**Aim of the task:**
Only a number is expected: how many lines in the data below contain the word "React".

*** Dataset content

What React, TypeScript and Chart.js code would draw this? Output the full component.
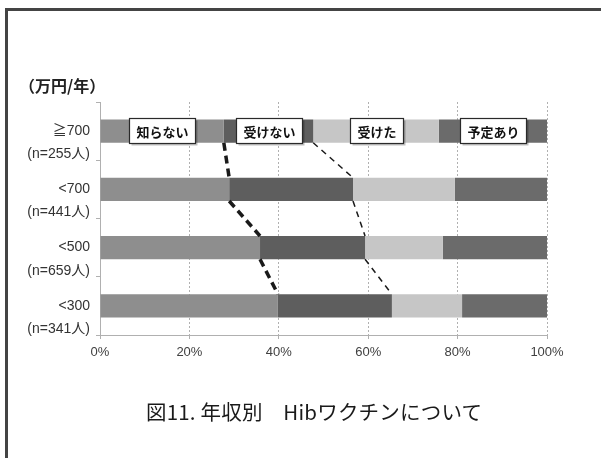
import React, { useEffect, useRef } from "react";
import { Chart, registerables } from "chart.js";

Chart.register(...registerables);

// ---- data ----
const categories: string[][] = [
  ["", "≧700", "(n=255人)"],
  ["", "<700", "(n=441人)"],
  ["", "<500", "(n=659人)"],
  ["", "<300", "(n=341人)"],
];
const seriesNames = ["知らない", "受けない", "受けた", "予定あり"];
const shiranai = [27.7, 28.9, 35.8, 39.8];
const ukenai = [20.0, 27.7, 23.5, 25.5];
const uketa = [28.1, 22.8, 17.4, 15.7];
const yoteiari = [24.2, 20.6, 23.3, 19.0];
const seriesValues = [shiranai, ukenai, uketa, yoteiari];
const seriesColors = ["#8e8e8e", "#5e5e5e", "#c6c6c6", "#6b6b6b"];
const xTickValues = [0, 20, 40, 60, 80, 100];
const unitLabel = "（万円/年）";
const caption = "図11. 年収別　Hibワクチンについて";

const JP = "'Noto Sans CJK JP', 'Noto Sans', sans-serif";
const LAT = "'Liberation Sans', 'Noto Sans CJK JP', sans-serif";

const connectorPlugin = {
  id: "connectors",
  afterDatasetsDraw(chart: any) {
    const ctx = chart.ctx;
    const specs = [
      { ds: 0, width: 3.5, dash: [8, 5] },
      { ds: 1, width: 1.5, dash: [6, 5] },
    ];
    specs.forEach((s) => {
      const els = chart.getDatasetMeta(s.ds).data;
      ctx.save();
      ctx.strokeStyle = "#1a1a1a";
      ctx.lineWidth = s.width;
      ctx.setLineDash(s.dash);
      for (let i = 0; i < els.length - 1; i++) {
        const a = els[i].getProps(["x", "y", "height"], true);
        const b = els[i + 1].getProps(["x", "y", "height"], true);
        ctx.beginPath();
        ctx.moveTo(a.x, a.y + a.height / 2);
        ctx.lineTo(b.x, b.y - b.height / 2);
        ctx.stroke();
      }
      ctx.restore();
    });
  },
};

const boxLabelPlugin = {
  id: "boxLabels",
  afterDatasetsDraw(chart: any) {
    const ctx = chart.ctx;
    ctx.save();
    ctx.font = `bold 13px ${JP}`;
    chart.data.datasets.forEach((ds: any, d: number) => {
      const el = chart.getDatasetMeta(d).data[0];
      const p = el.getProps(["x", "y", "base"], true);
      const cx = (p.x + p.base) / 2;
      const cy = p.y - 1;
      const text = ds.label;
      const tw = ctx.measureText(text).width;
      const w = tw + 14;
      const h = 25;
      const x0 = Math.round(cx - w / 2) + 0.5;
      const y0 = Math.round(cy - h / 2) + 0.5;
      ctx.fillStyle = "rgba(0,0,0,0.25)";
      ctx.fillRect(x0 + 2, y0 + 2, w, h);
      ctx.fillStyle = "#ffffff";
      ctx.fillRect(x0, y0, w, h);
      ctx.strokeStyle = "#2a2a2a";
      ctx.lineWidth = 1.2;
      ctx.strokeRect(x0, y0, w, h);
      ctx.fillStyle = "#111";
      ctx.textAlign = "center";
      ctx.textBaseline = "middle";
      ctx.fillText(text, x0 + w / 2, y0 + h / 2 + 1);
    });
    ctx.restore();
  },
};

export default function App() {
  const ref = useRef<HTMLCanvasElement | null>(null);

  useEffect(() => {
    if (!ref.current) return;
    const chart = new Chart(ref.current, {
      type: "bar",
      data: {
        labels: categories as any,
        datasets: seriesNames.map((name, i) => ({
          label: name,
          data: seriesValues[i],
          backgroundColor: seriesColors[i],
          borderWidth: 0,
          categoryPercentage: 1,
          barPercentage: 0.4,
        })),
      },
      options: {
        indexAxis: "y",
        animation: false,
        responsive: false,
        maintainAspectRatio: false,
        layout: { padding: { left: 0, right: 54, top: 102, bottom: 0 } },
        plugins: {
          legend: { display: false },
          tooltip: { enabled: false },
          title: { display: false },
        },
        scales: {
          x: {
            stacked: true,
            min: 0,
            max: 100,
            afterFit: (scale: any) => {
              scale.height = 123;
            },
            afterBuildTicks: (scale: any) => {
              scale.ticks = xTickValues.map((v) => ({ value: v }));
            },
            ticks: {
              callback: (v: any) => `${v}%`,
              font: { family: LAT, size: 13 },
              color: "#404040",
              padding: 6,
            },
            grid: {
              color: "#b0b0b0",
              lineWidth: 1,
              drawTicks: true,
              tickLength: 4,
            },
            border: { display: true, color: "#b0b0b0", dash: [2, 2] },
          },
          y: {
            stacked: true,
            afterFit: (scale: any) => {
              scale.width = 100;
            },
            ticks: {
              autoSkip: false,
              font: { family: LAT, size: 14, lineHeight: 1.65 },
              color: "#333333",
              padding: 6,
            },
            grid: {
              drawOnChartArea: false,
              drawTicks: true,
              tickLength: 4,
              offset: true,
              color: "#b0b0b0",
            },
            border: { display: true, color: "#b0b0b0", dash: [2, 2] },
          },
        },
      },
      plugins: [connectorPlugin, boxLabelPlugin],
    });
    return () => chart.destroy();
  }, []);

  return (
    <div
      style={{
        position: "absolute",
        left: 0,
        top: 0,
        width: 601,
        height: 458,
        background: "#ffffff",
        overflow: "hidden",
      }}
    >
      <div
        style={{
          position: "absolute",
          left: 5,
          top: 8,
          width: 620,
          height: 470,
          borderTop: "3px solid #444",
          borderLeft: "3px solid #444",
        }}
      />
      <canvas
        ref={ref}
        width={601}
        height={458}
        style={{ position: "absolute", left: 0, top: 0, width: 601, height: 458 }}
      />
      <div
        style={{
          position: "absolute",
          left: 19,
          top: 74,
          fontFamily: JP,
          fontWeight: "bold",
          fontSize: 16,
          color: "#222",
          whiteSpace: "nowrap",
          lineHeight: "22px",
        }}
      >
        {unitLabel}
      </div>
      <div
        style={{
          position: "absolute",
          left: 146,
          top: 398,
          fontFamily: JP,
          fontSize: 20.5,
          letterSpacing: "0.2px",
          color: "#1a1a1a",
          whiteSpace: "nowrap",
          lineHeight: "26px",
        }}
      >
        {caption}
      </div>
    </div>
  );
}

******

**Complete output:**
2